Exercise goal:
In the data below, locate the line containing "Write the matplotlib code for this chart." and the line containing "from matplotlib.patches import", then retype both and everything between them exactly. Pictures are not part of the copy.

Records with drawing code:
====================

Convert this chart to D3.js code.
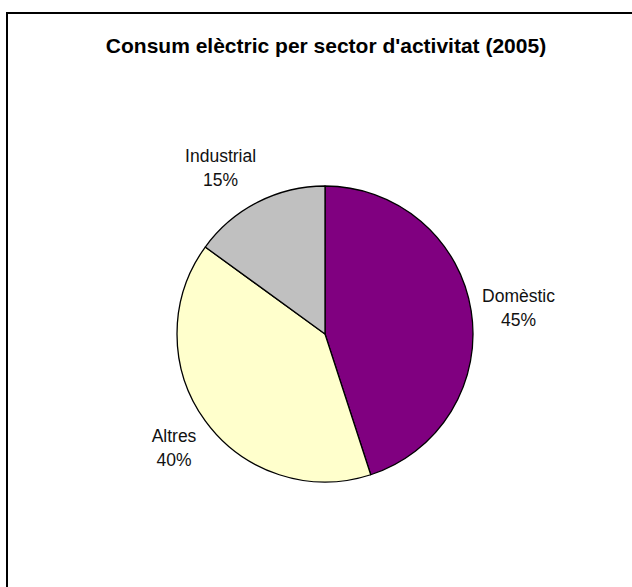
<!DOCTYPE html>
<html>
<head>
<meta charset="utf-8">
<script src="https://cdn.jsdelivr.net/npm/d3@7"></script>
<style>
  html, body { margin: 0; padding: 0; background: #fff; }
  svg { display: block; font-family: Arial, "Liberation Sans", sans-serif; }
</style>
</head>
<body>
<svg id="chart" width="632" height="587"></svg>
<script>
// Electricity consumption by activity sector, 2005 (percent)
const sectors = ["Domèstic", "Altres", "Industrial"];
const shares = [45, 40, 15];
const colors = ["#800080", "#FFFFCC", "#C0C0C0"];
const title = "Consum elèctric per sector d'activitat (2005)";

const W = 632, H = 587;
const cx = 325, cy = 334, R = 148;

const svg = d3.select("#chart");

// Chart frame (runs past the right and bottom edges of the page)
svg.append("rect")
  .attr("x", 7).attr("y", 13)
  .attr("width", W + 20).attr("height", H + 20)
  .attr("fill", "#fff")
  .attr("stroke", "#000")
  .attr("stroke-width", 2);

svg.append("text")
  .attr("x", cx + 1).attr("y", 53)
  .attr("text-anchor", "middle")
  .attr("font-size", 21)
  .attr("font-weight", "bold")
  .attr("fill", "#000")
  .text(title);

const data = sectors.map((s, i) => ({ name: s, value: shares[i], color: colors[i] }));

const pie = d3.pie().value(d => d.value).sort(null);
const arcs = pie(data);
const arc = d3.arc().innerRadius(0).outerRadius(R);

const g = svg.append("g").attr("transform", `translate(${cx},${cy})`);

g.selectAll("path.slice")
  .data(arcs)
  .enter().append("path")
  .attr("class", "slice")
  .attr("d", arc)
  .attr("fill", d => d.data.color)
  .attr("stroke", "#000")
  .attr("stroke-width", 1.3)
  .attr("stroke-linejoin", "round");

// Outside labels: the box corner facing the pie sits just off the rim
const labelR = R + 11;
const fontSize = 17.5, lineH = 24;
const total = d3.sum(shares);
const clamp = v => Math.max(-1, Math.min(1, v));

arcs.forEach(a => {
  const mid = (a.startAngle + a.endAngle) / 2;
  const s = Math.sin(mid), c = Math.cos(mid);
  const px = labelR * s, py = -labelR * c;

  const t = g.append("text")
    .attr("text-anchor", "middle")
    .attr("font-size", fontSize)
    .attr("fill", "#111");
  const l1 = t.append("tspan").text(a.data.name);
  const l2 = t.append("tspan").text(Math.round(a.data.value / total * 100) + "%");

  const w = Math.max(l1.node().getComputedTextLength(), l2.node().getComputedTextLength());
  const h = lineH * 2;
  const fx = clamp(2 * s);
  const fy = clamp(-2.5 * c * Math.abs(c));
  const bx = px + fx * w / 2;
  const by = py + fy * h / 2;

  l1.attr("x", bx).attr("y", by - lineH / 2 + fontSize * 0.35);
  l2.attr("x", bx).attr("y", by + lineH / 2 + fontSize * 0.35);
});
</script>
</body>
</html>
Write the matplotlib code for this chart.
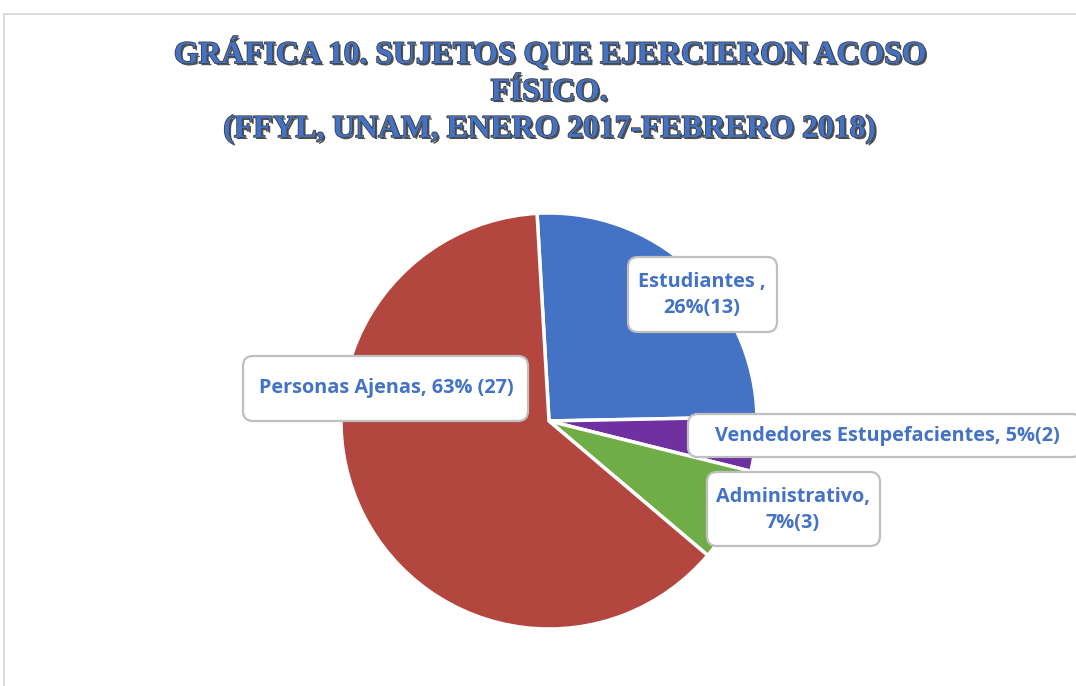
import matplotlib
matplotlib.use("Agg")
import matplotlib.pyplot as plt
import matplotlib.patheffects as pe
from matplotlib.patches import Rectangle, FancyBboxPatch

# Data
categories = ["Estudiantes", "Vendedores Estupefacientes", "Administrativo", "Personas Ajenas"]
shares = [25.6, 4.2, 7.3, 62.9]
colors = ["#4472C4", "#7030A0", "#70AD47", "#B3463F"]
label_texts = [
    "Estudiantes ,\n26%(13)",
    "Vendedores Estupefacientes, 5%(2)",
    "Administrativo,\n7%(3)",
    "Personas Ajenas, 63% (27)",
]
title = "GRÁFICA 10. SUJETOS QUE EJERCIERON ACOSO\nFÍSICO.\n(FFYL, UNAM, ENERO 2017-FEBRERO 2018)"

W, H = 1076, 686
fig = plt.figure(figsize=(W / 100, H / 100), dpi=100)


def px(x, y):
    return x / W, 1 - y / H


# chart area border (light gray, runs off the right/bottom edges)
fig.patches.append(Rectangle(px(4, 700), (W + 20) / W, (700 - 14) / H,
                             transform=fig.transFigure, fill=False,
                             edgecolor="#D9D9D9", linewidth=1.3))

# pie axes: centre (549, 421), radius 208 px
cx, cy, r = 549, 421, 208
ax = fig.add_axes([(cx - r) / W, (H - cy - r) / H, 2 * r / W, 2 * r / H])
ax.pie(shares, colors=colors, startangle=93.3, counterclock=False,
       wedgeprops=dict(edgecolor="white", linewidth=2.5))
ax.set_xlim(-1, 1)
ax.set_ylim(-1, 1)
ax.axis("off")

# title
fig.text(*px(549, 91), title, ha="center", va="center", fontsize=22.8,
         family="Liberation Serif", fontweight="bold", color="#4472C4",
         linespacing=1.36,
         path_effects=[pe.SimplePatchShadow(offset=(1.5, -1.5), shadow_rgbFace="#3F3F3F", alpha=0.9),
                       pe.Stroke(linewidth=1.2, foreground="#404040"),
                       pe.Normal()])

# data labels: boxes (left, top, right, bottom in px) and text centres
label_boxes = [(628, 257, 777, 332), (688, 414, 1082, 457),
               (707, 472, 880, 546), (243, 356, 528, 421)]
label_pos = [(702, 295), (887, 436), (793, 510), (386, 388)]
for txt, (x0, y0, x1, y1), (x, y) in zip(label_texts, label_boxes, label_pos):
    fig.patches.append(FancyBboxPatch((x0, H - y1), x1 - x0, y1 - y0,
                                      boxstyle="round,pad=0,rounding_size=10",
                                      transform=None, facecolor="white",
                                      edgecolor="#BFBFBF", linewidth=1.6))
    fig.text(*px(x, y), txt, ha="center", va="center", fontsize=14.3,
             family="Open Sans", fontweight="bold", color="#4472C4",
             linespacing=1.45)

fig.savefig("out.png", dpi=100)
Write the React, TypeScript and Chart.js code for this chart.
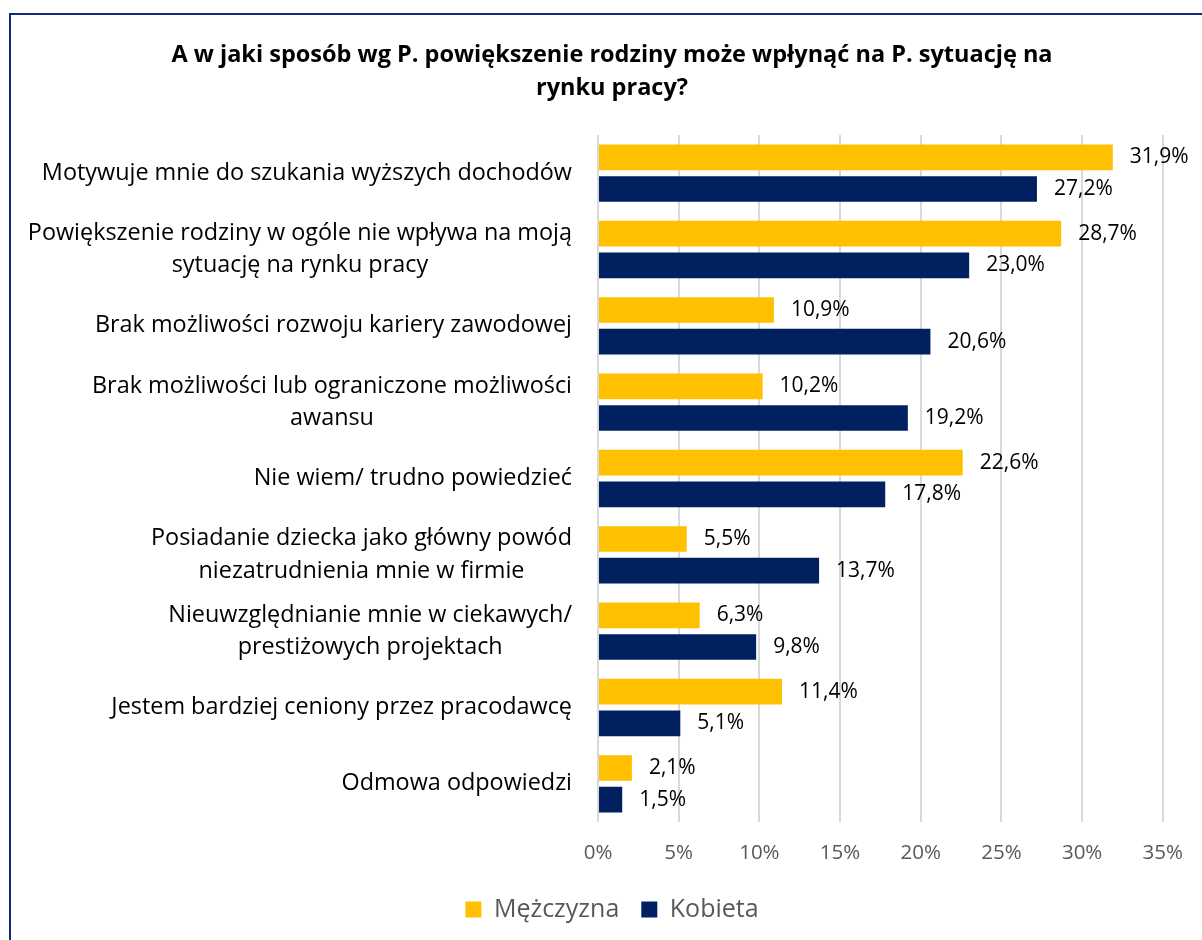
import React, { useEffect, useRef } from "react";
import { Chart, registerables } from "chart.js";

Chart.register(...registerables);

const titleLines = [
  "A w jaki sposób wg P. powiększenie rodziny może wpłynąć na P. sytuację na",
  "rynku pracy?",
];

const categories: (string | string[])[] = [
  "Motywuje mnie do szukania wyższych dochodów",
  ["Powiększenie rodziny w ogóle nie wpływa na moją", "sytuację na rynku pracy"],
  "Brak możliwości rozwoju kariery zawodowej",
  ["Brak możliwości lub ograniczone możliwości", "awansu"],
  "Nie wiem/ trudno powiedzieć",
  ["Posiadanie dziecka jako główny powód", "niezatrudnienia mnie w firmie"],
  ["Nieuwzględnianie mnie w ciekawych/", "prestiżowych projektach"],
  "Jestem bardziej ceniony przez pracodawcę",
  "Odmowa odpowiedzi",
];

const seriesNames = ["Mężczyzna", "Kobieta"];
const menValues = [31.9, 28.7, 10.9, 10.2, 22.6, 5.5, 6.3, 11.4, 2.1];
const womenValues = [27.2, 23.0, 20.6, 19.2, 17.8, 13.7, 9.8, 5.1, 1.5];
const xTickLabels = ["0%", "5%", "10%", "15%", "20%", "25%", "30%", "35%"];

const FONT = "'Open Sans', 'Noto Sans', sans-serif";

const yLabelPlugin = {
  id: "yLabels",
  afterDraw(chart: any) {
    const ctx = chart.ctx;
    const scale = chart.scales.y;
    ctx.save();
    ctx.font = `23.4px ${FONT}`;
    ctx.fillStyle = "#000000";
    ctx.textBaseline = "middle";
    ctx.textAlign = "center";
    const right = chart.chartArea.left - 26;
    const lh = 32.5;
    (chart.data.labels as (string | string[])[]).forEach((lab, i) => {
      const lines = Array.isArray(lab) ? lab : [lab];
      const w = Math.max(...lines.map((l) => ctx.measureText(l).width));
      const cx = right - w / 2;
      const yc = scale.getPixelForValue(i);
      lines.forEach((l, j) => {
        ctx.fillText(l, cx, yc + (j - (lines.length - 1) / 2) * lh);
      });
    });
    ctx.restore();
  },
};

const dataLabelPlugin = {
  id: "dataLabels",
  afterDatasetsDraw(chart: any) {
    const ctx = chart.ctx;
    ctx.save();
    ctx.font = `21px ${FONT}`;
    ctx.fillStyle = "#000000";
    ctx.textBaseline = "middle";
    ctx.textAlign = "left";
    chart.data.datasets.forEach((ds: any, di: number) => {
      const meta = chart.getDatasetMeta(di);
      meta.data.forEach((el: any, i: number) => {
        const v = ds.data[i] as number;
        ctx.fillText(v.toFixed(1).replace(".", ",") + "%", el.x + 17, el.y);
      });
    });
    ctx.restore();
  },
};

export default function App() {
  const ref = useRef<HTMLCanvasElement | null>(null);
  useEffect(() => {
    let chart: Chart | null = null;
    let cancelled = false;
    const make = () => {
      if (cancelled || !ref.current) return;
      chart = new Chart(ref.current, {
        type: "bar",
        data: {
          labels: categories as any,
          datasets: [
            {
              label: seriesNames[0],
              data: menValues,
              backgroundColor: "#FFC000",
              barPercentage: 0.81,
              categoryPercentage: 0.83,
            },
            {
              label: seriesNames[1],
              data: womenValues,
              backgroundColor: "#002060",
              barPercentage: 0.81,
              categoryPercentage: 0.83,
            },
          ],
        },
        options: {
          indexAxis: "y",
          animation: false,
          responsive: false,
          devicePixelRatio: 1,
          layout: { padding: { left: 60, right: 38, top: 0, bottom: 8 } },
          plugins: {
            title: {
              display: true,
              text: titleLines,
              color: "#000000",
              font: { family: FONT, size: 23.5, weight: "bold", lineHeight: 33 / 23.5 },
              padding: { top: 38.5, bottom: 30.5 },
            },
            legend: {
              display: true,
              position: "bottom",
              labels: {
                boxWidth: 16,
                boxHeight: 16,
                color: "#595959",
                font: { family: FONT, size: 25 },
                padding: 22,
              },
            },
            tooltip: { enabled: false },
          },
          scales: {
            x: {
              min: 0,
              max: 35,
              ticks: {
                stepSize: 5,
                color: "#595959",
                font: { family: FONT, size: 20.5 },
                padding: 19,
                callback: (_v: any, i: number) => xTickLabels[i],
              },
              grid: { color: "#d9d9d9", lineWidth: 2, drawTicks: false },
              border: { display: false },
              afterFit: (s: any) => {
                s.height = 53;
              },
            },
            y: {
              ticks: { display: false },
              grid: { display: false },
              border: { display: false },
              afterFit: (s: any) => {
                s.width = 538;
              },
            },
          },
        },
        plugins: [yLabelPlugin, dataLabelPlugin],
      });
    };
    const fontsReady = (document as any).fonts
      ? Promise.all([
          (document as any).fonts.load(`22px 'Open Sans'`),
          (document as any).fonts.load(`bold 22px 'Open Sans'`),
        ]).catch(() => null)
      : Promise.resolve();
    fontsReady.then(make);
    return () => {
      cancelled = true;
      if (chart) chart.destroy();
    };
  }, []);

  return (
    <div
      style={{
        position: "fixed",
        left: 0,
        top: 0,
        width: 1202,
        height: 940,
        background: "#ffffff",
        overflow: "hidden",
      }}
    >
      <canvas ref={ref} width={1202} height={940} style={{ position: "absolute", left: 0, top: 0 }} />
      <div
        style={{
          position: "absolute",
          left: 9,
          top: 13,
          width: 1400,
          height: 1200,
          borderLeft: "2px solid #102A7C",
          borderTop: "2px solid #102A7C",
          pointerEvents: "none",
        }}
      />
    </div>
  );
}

====================

Solution to this exercise:
Write the matplotlib code for this chart.
import matplotlib
matplotlib.use("Agg")
import matplotlib.pyplot as plt
import matplotlib.patheffects as pe
from matplotlib.patches import Rectangle, FancyBboxPatch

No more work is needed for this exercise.